I believed then, as I do now, that change, real change, can only come from below. That is from the working class taking control and shaping their own lives and future as part of a mass movement, built from and of the working class. 

Many of my family had been members of the old Communist Party of Great Britain. My great uncle Peter Aird was jailed in 1926 during the General Strike, and I remember the debates I had with my uncles when I was an anarchist and “communism” was the enemy of all. 

They were very long and very good debates, but even more, they taught me class politics and the need to be educated and ready for any counter-argument. 

This was where, at the age of 14, I originally discovered Marx, Engels and Lenin. Where reasoned debate and education from them made me research and up my game politically, so I could counter their arguments. 

This all worked, it forced me to question everything. Read and research before debating. 

What I state below will cause dissent and will antagonise many, as it did me.

This type of political education by the auld to the young seems to be lost now. 

Where the auld are somehow held in contempt because we apparently “had it so much better.”

Where we now sit in committees and do nothing. Where we had mass union membership and more opportunities than now, they have nothing. 

Where they have zero-hours contracts and no union help. Where the auld don’t understand the issues and are stuck in some ’70s-style rebellion. 

That is all a crock of shite of course, because my generation and the generations before were faced with an onslaught from the capitalist class that has always been hell-bent on the destruction of our organised movement. 

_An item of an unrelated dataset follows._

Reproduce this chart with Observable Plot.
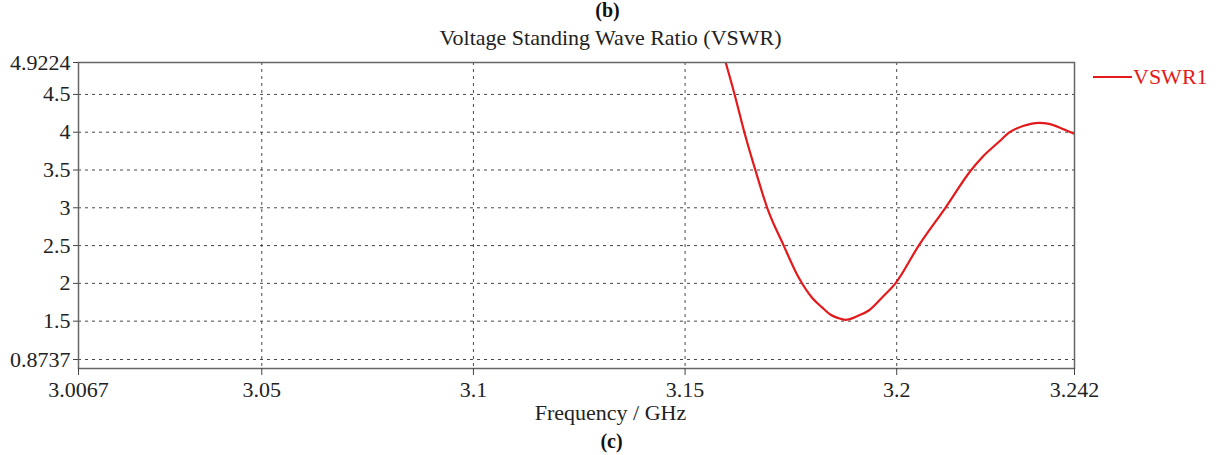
<!DOCTYPE html>
<html>
<head>
<meta charset="utf-8">
<script src="https://cdn.jsdelivr.net/npm/d3@7"></script>
<script src="https://cdn.jsdelivr.net/npm/@observablehq/plot@0.6"></script>
<style>
  html, body { margin: 0; padding: 0; background: #fff; }
  #wrap { position: relative; width: 1219px; height: 455px; font-family: "Liberation Serif", "Times New Roman", serif; }
  #wrap svg, #wrap svg text { font-family: "Liberation Serif", "Times New Roman", serif !important; }
  #legend { position: absolute; left: 1093px; top: 64px; color: #e3191b; font-size: 22px; line-height: 26px; display: flex; align-items: center; white-space: nowrap; }
  #legend .sw { display: inline-block; width: 39px; height: 2px; background: #e3191b; margin-right: 1px; }
</style>
</head>
<body>
<div id="wrap"></div>
<script>
// ---- data ----
const freqGHz = [3.1596, 3.1617, 3.1640, 3.1666, 3.1694, 3.1733, 3.1768, 3.1800, 3.1823, 3.1843, 3.1862, 3.1879,
                 3.1910, 3.1934, 3.1966, 3.1997, 3.2052, 3.2115, 3.2176, 3.2202, 3.2241, 3.2267, 3.2300, 3.2336,
                 3.2360, 3.2391, 3.2420];
const vswr1   = [4.9224, 4.5, 4.0, 3.5, 3.0, 2.5, 2.08, 1.81, 1.685, 1.588, 1.54, 1.518,
                 1.575, 1.641, 1.817, 2.0, 2.5, 3.0, 3.5, 3.669, 3.87, 4.0, 4.085, 4.124,
                 4.111, 4.045, 3.979];
const xDomain = [3.0067, 3.242];
const yDomain = [0.8737, 4.9224];
const xTicks = [3.0067, 3.05, 3.1, 3.15, 3.2, 3.242];
const xTickLabels = ["3.0067", "3.05", "3.1", "3.15", "3.2", "3.242"];
const xGridTicks = [3.05, 3.1, 3.15, 3.2];
const yTicks = [1.5, 2, 2.5, 3, 3.5, 4, 4.5, 4.9224];
const yTickLabels = ["1.5", "2", "2.5", "3", "3.5", "4", "4.5", "4.9224"];
const yGridTicks = [1.5, 2, 2.5, 3, 3.5, 4, 4.5];
const yBottomTick = [0.8737];
const yBottomLabel = ["0.8737"];
const titleTop = "(b)";
const title = "Voltage Standing Wave Ratio (VSWR)";
const xLabel = "Frequency / GHz";
const captionBottom = "(c)";
const seriesName = "VSWR1";

const data = freqGHz.map((f, i) => ({f, v: vswr1[i]}));
const FF = "'Liberation Serif', 'Times New Roman', serif";
const gridStyle = {stroke: "#333", strokeOpacity: 0.9, strokeWidth: 1, strokeDasharray: "3,4"};

const chart = Plot.plot({
  width: 1219,
  height: 455,
  marginLeft: 78,
  marginRight: 145,
  marginTop: 62,
  marginBottom: 87,
  style: {fontFamily: FF, fontSize: "22px", color: "#222", background: "#fff"},
  x: {domain: xDomain},
  y: {domain: yDomain},
  marks: [
    Plot.gridX(xGridTicks, gridStyle),
    Plot.gridY(yGridTicks, gridStyle),
    Plot.gridY(yBottomTick, {...gridStyle, dy: -9}),
    Plot.line(data, {x: "f", y: "v", stroke: "#e3191b", strokeWidth: 2.2, curve: "monotone-x", clip: true}),
    Plot.frame({stroke: "#666", strokeWidth: 1.5}),
    Plot.axisX(xTicks, {tickSize: 7, tickPadding: 6, stroke: "#444", tickFormat: (d, i) => xTickLabels[i], label: null, fontSize: 22, fontFamily: FF}),
    Plot.axisY(yTicks, {tickSize: 5, tickPadding: 3, stroke: "#444", tickFormat: (d, i) => yTickLabels[i], label: null, fontSize: 22, fontFamily: FF}),
    Plot.axisY(yBottomTick, {tickSize: 5, tickPadding: 3, stroke: "#444", dy: -9, tickFormat: (d, i) => yBottomLabel[i], label: null, fontSize: 22, fontFamily: FF}),
    Plot.text([xLabel], {frameAnchor: "bottom", lineAnchor: "middle", dx: 34, dy: 44, fontSize: 22, fill: "#222", fontFamily: FF}),
    Plot.text([captionBottom], {frameAnchor: "bottom", lineAnchor: "middle", dx: 35, dy: 73, fontSize: 20, fontWeight: "bold", fill: "#111", fontFamily: FF}),
    Plot.text([title], {frameAnchor: "top", lineAnchor: "middle", dx: 34, dy: -25, fontSize: 22, fill: "#222", fontFamily: FF}),
    Plot.text([titleTop], {frameAnchor: "top", lineAnchor: "middle", dx: 31, dy: -52, fontSize: 20, fontWeight: "bold", fill: "#111", fontFamily: FF})
  ]
});

const wrap = document.getElementById("wrap");
wrap.appendChild(chart);
const legend = document.createElement("div");
legend.id = "legend";
legend.innerHTML = `<span class="sw"></span><span>${seriesName}</span>`;
wrap.appendChild(legend);
</script>
</body>
</html>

But they organised and fought back given the limitations they faced. 

The trade union and labour movement were created because they had no voice — in an era where there was no mass industrial movement and workers were isolated even more than they are now. 

Every generation has had to confront the capitalist onslaught and no generation has ever had a monopoly on the consequences of the exploitation by the capitalists of our class. 

We live in and have to react to the situation created by capitalism. 

How we react to these times is the key. It is not the older generations who have failed us, but the question is, how does the movement move forward as a unified organisation, both auld and young, given the current situation.

In the words of a great working-class syndicalist — don’t mourn, organise.